From the very first line of the data to the line containing "plt.rcParams['font.stretch'] = 'condensed'", retype everything exactly, leaving the pictures behind.

(Dataset records)
::::

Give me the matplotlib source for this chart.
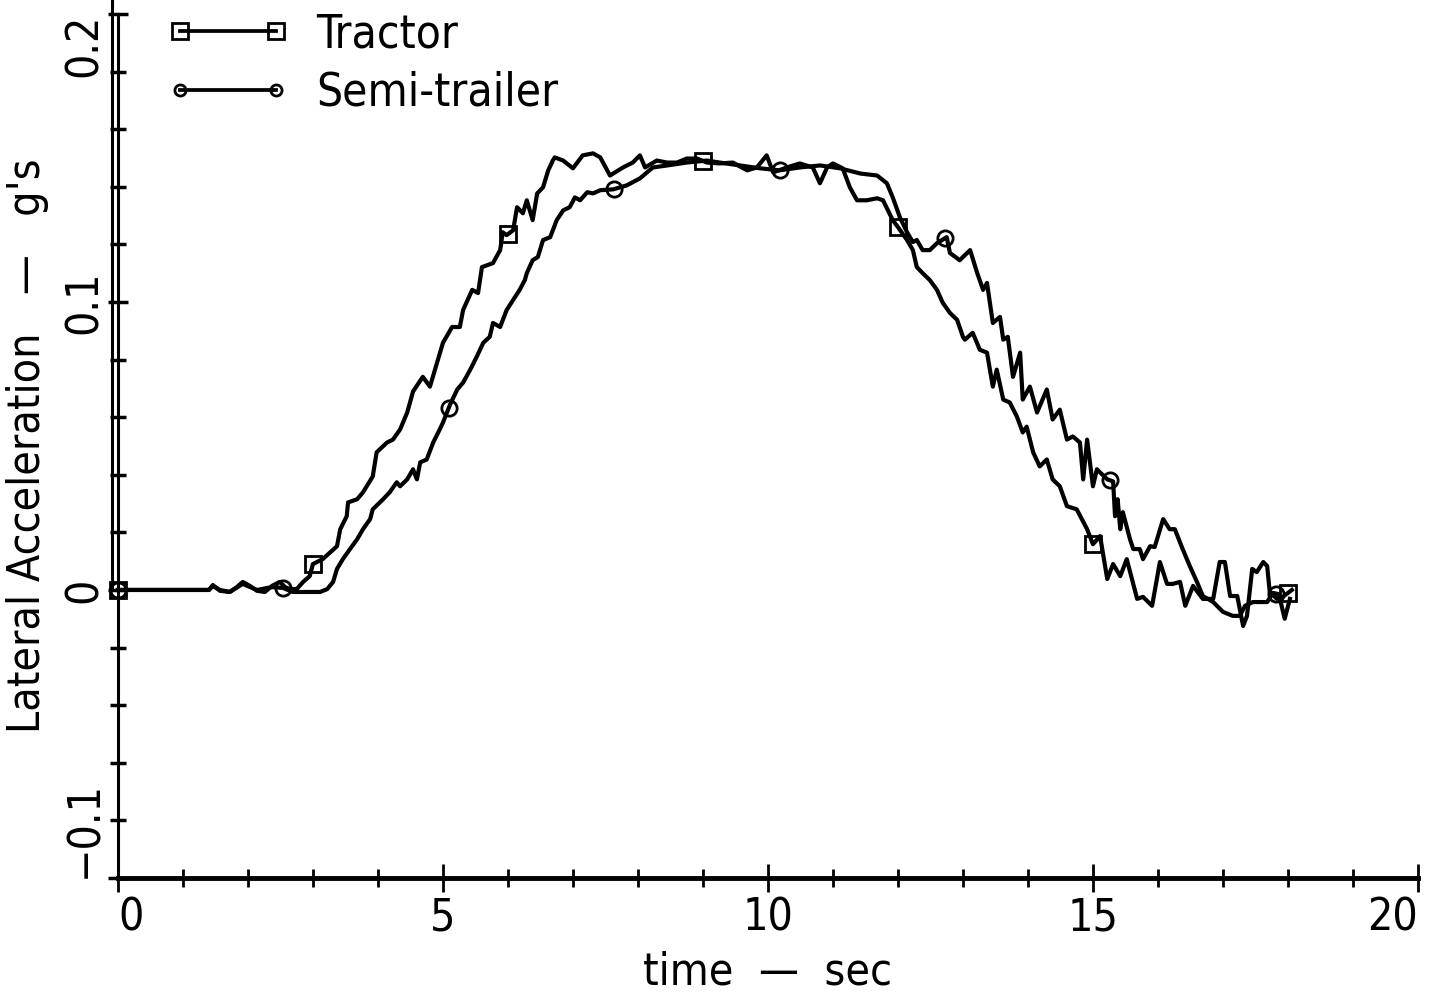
import numpy as np
import matplotlib
matplotlib.use('Agg')
import matplotlib.pyplot as plt
from matplotlib.lines import Line2D
from matplotlib.legend_handler import HandlerLine2D
from matplotlib.ticker import MultipleLocator
from matplotlib.transforms import offset_copy

plt.rcParams['font.family'] = ['DejaVu Sans']
plt.rcParams['font.stretch'] = 'condensed'

# (time in sec, lateral acceleration in g's)
tractor_trace = [
    (0.00, 0.0), (1.40, 0.0), (1.46, 0.0017), (1.57, -0.0003), (1.72, -0.0007),
    (1.83, 0.0010), (1.92, 0.0028), (2.03, 0.0014), (2.14, -0.0003), (2.26, -0.0007),
    (2.37, 0.0014), (2.49, 0.0028), (2.57, 0.0010), (2.65, 0.0003), (2.75, 0.0003),
    (2.85, 0.0028), (2.95, 0.0048), (3.00, 0.0090), (3.15, 0.0107), (3.37, 0.0152),
    (3.42, 0.0211), (3.52, 0.0256), (3.54, 0.0304), (3.68, 0.0315), (3.77, 0.0339),
    (3.92, 0.0394), (3.98, 0.0478), (4.14, 0.0512), (4.23, 0.0522), (4.34, 0.0557),
    (4.45, 0.0616), (4.54, 0.0689), (4.69, 0.0740), (4.80, 0.0706), (4.91, 0.0789),
    (5.00, 0.0858), (5.14, 0.0913), (5.26, 0.0913), (5.31, 0.0972), (5.45, 0.1042),
    (5.54, 0.1031), (5.60, 0.1121), (5.77, 0.1135), (5.88, 0.1180), (5.92, 0.1242),
    (5.98, 0.1232), (6.08, 0.1249), (6.14, 0.1329), (6.23, 0.1308), (6.29, 0.1353),
    (6.38, 0.1284), (6.45, 0.1377), (6.54, 0.1398), (6.62, 0.1457), (6.69, 0.1491),
    (6.72, 0.1502), (6.85, 0.1491), (7.00, 0.1464), (7.15, 0.1509), (7.31, 0.1516),
    (7.42, 0.1502), (7.57, 0.1439), (7.77, 0.1467), (7.92, 0.1484), (8.03, 0.1509),
    (8.11, 0.1467), (8.29, 0.1491), (8.45, 0.1484), (8.60, 0.1484), (8.75, 0.1498),
    (8.91, 0.1498), (9.06, 0.1484), (9.26, 0.1481), (9.46, 0.1484), (9.68, 0.1457),
    (9.83, 0.1467), (9.98, 0.1509), (10.08, 0.1450), (10.29, 0.1467), (10.49, 0.1481),
    (10.69, 0.1467), (10.80, 0.1412), (10.91, 0.1467), (11.00, 0.1481), (11.15, 0.1464),
    (11.26, 0.1398), (11.37, 0.1353), (11.52, 0.1353), (11.68, 0.1360), (11.77, 0.1353),
    (11.92, 0.1284), (12.00, 0.1260), (12.14, 0.1215), (12.23, 0.1180), (12.29, 0.1121),
    (12.38, 0.1100), (12.49, 0.1076), (12.60, 0.1042), (12.69, 0.0997), (12.80, 0.0962),
    (12.91, 0.0938), (13.00, 0.0879), (13.03, 0.0869), (13.15, 0.0893), (13.26, 0.0834),
    (13.37, 0.0824), (13.46, 0.0706), (13.52, 0.0765), (13.62, 0.0661), (13.72, 0.0651),
    (13.83, 0.0602), (13.92, 0.0547), (13.98, 0.0567), (14.08, 0.0478), (14.18, 0.0429),
    (14.29, 0.0453), (14.38, 0.0384), (14.49, 0.0360), (14.60, 0.0291), (14.75, 0.0280),
    (14.91, 0.0211), (15.00, 0.0159), (15.11, 0.0187), (15.22, 0.0038), (15.31, 0.0090),
    (15.42, 0.0048), (15.52, 0.0107), (15.62, 0.0021), (15.68, -0.0031), (15.77, -0.0024),
    (15.91, -0.0055), (16.03, 0.0097), (16.14, 0.0021), (16.23, 0.0021), (16.34, 0.0028),
    (16.42, -0.0055), (16.54, 0.0014), (16.69, -0.0031), (16.85, -0.0031), (16.95, 0.0097),
    (17.03, 0.0097), (17.11, -0.0021), (17.22, -0.0021), (17.31, -0.0125), (17.37, -0.0090),
    (17.45, 0.0073), (17.52, 0.0062), (17.62, 0.0097), (17.68, 0.0083), (17.72, -0.0007),
    (17.83, -0.0031), (17.92, -0.0024), (18.06, 0.0),
]

semi_trace = [
    (0.00, 0.0), (1.40, 0.0), (1.46, 0.0014), (1.57, 0.0), (1.72, -0.0007),
    (1.92, 0.0021), (2.14, 0.0), (2.37, 0.0010), (2.54, 0.0007), (2.69, -0.0007),
    (3.11, -0.0007), (3.22, 0.0003), (3.31, 0.0028), (3.37, 0.0073), (3.46, 0.0107),
    (3.57, 0.0142), (3.68, 0.0176), (3.77, 0.0211), (3.88, 0.0246), (3.92, 0.0280),
    (4.08, 0.0315), (4.18, 0.0339), (4.29, 0.0374), (4.34, 0.0360), (4.45, 0.0384),
    (4.54, 0.0419), (4.60, 0.0384), (4.65, 0.0443), (4.75, 0.0453), (4.85, 0.0512),
    (4.95, 0.0557), (5.00, 0.0581), (5.11, 0.0644), (5.22, 0.0696), (5.31, 0.0720),
    (5.42, 0.0765), (5.52, 0.0810), (5.62, 0.0858), (5.72, 0.0879), (5.77, 0.0927),
    (5.88, 0.0913), (5.98, 0.0972), (6.08, 0.1007), (6.18, 0.1042), (6.26, 0.1076),
    (6.29, 0.1100), (6.38, 0.1145), (6.46, 0.1156), (6.54, 0.1215), (6.65, 0.1225),
    (6.75, 0.1284), (6.85, 0.1318), (6.95, 0.1329), (7.03, 0.1363), (7.11, 0.1353),
    (7.22, 0.1381), (7.31, 0.1377), (7.42, 0.1388), (7.62, 0.1391), (7.83, 0.1405),
    (8.03, 0.1429), (8.23, 0.1467), (8.45, 0.1474), (8.75, 0.1484), (9.06, 0.1491),
    (9.26, 0.1484), (9.57, 0.1474), (9.88, 0.1464), (10.18, 0.1457), (10.49, 0.1467),
    (10.80, 0.1474), (11.11, 0.1464), (11.42, 0.1446), (11.68, 0.1439), (11.83, 0.1412),
    (11.92, 0.1363), (12.03, 0.1294), (12.14, 0.1242), (12.23, 0.1208), (12.29, 0.1215),
    (12.38, 0.1180), (12.49, 0.1180), (12.60, 0.1204), (12.75, 0.1225), (12.80, 0.1170),
    (12.95, 0.1145), (13.11, 0.1180), (13.22, 0.1100), (13.31, 0.1042), (13.37, 0.1066),
    (13.46, 0.0927), (13.57, 0.0948), (13.62, 0.0869), (13.69, 0.0879), (13.77, 0.0740),
    (13.88, 0.0824), (13.92, 0.0661), (14.03, 0.0706), (14.14, 0.0616), (14.29, 0.0696),
    (14.38, 0.0592), (14.49, 0.0626), (14.60, 0.0522), (14.69, 0.0533), (14.80, 0.0512),
    (14.85, 0.0384), (14.91, 0.0522), (15.00, 0.0360), (15.06, 0.0419), (15.22, 0.0384),
    (15.31, 0.0377), (15.34, 0.0256), (15.38, 0.0315), (15.42, 0.0211), (15.46, 0.0270),
    (15.57, 0.0176), (15.62, 0.0142), (15.72, 0.0142), (15.77, 0.0107), (15.88, 0.0152),
    (15.95, 0.0149), (16.08, 0.0246), (16.18, 0.0211), (16.26, 0.0211), (16.38, 0.0142),
    (16.49, 0.0083), (16.60, 0.0028), (16.69, -0.0021), (16.85, -0.0042), (17.00, -0.0076),
    (17.15, -0.0090), (17.26, -0.0090), (17.34, -0.0055), (17.46, -0.0042), (17.68, -0.0042),
    (17.77, -0.0010), (17.86, -0.0015), (17.95, -0.0100), (18.03, -0.0031),
]

# times where the plotting symbols sit on each curve
tractor_marks = [0.0, 3.0, 6.0, 9.0, 12.0, 15.0, 18.0]
semi_marks = [0.0, 2.545, 5.09, 7.635, 10.18, 12.725, 15.27, 17.815]

x_ticks = [0, 5, 10, 15, 20]
y_ticks = [-0.1, 0.0, 0.1, 0.2]
y_tick_labels = ['\u22120.1', '0', '0.1', '0.2']

tractor = np.array(tractor_trace).T
semi = np.array(semi_trace).T

fig = plt.figure(figsize=(14.33, 9.97), dpi=100)
ax = fig.add_axes([0.0823, 0.1194, 0.9072, 0.8666])

ax.plot(tractor[0], tractor[1], color='black', lw=3, clip_on=False)
ax.plot(semi[0], semi[1], color='black', lw=3, clip_on=False)
ax.plot(tractor_marks, np.interp(tractor_marks, tractor[0], tractor[1]), ls='none',
        marker='s', ms=12, mfc='none', mec='black', mew=2, clip_on=False)
ax.plot(semi_marks, np.interp(semi_marks, semi[0], semi[1]), ls='none',
        marker='o', ms=11, mfc='none', mec='black', mew=2, clip_on=False)

ax.set_xlim(0, 20)
ax.set_ylim(-0.1, 0.2)

# axes frame: thick bottom, doubled left line
for side in ['top', 'right']:
    ax.spines[side].set_visible(False)
ax.spines['bottom'].set_linewidth(3.5)
ax.spines['left'].set_linewidth(2.2)
trans = offset_copy(ax.get_yaxis_transform(), fig=fig, x=-6, y=0, units='dots')
ax.add_line(Line2D([0, 0], [0, 1], transform=trans, color='black', lw=2.2, clip_on=False))

ax.set_xticks(x_ticks)
ax.xaxis.set_minor_locator(MultipleLocator(1))
ax.set_yticks(y_ticks)
ax.set_yticklabels(y_tick_labels, rotation=90, va='center')
ax.yaxis.set_minor_locator(MultipleLocator(0.02))

ax.tick_params(axis='x', which='major', direction='inout', length=20, width=2,
               labelsize=32, pad=3)
ax.tick_params(axis='x', which='minor', direction='inout', length=13, width=2)
ax.tick_params(axis='y', which='major', direction='inout', length=15, width=2.5,
               labelsize=32, pad=1)
ax.tick_params(axis='y', which='minor', direction='inout', length=12, width=2.5)

xlabels = ax.get_xticklabels()
xlabels[0].set_ha('left')
xlabels[-1].set_ha('right')
ylabels = ax.get_yticklabels()
ylabels[0].set_va('bottom')
ylabels[-1].set_va('top')

ax.set_xlabel('time  \u2014  sec', fontsize=32, labelpad=8)
ax.set_ylabel("Lateral Acceleration   \u2014   g's", fontsize=32, labelpad=10)

handles = [
    Line2D([], [], color='black', lw=2.7, marker='s', ms=11, mfc='none', mew=2),
    Line2D([], [], color='black', lw=2.7, marker='o', ms=8, mfc='none', mew=2),
]
ax.legend(handles, ['Tractor', 'Semi-trailer'], loc='upper left',
          bbox_to_anchor=(0.023, 1.002), frameon=False, fontsize=33, numpoints=2,
          handlelength=3.5, handletextpad=0.17, labelspacing=0.3, borderaxespad=0,
          borderpad=0, handler_map={Line2D: HandlerLine2D(marker_pad=0.7)})

fig.savefig('out.png', dpi=100)
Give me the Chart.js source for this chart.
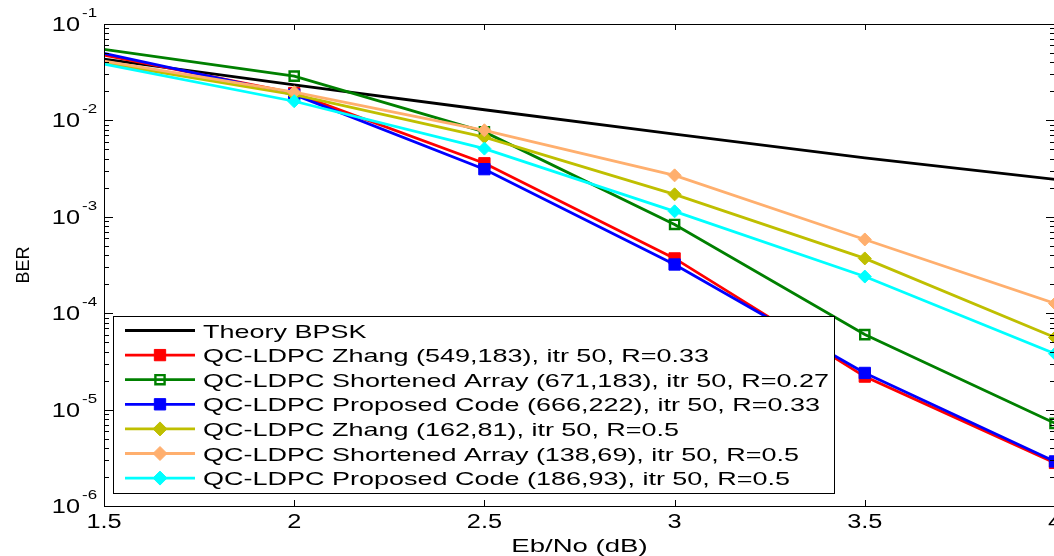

::::

Worked solution:
Give me the matplotlib source for this chart.
import numpy as np
import matplotlib
matplotlib.use('Agg')
import matplotlib.pyplot as plt
from matplotlib.lines import Line2D
from matplotlib.legend_handler import HandlerLine2D
from matplotlib.ticker import MultipleLocator
from matplotlib.transforms import offset_copy

plt.rcParams['font.family'] = ['DejaVu Sans']
plt.rcParams['font.stretch'] = 'condensed'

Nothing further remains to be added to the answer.